Divergence and Curl in Vector Fields: Intuition, Fluid Flow Analogies, and Maxwell's Equations

Overview

This video introduces two core vector calculus ideas, divergence and curl, using static two dimensional vector fields to build intuition. It emphasizes imagining the field as a fluid velocity and exploring how sources and sinks (divergence) and rotation (curl) appear in simple diagrams. Although the discussion originates in fluid flow, the same concepts apply to other physical contexts such as electromagnetism, where Maxwell's equations encode how divergence and curl govern field behavior.

• divergence measures outward or inward flow in a small region
• curl captures local rotation around a point
• Maxwell's equations connect divergence and curl to electric and magnetic fields
• notation and operator interpretation of ∇, ∇·, and ∇×

Introduction to vector fields

The video begins by defining a vector field as a function that assigns a vector to every point in a plane. It highlights common physical interpretations such as fluid velocity, gravity, or magnetic field strength, and notes that real-world fields can change over time but the discussion here focuses on static (time-invariant) 2D fields. A helpful pedagogical device is to imagine these vectors as describing the velocity of a fluid at each point, which makes the geometric content of divergence and curl feel tangible.

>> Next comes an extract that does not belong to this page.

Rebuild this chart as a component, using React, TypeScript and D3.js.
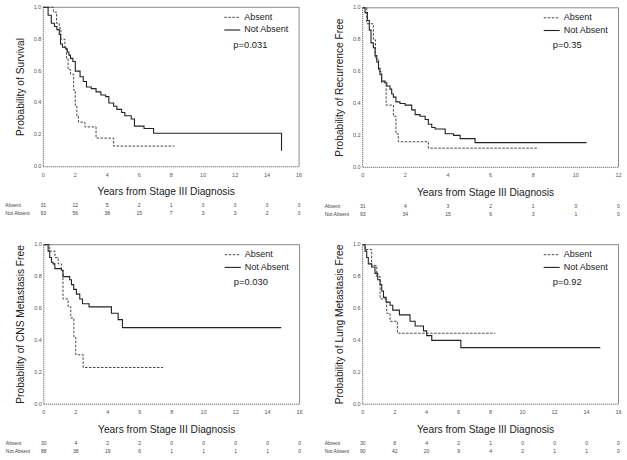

Divergence: sources and sinks in a imagined fluid

Divergence at a point quantifies how much fluid tends to flow out of or into a small surrounding region. Positive divergence indicates a local source, while negative divergence indicates a sink. The divergence field is itself a function that maps a 2D point to a single scalar value reflecting the net outflow minus inflow in an infinitesimal neighborhood. For an actual incompressible fluid, the velocity field must have zero divergence everywhere, which is a fundamental constraint in fluid dynamics.

Connecting to physics: Gauss and magnetic fields

Although the illustration is drawn from fluid intuition, the same language applies to electromagnetism. Gauss's law states that the divergence of the electric field at a point is proportional to the charge density there, providing a source-sink interpretation for charges. By contrast, the magnetic field has zero divergence everywhere, which encodes the nonexistence of magnetic monopoles in classical electromagnetism. These interpretations show how a simple geometric quantity carries deep physical meaning across contexts.

Curl: local rotation and the rotation of a fluid parcel

Curl measures how much the fluid tends to rotate around a given point. If a tiny tracer (a twig) placed in the fluid would tend to spin around, the curl is nonzero; clockwise regions are treated as positive curl and counterclockwise regions as negative curl in the 2D setting. In three dimensions curl becomes a vector field itself, guided by the right-hand rule, whereas in 2D a scalar curl suffices to capture the net rotational tendency around a point. This intuition helps explain how rotation is distributed in a region and how it relates to the dynamic evolution of the field.

Maxwell’s equations and the broader role of divergence and curl

The video emphasizes that while divergence and curl originate in flow intuition, they are central to electromagnetic theory. The equations show the interplay between the two: how the divergence of one field relates to the source terms (charge) and how the curl of one field can drive changes in the other field. A quick nod to the three dimensional nature of curl is provided, along with a note that 2D variants are often used for intuition. The discussion also mentions how these ideas feed into the generation of light waves through the electromagnetic field equations.

Notation and intuition

Finally the video connects the geometric ideas to their differential operator form: divergence corresponds to the dot product ∇·F and curl corresponds to the cross product ∇×F. The operator viewpoint clarifies how small step changes in the field relate to the observed divergence and curl, and why these quantities emerge so naturally in a wide range of physical contexts.

Takeaways and next steps

Readers are encouraged to practice computing divergence and curl to gain fluency, and to explore how these concepts extend to more complex systems, higher dimensions, and wave phenomena such as light. The video alludes to additional Khan Academy resources for practice and highlights that the geometric picture extends beyond fluids to other dynamical systems.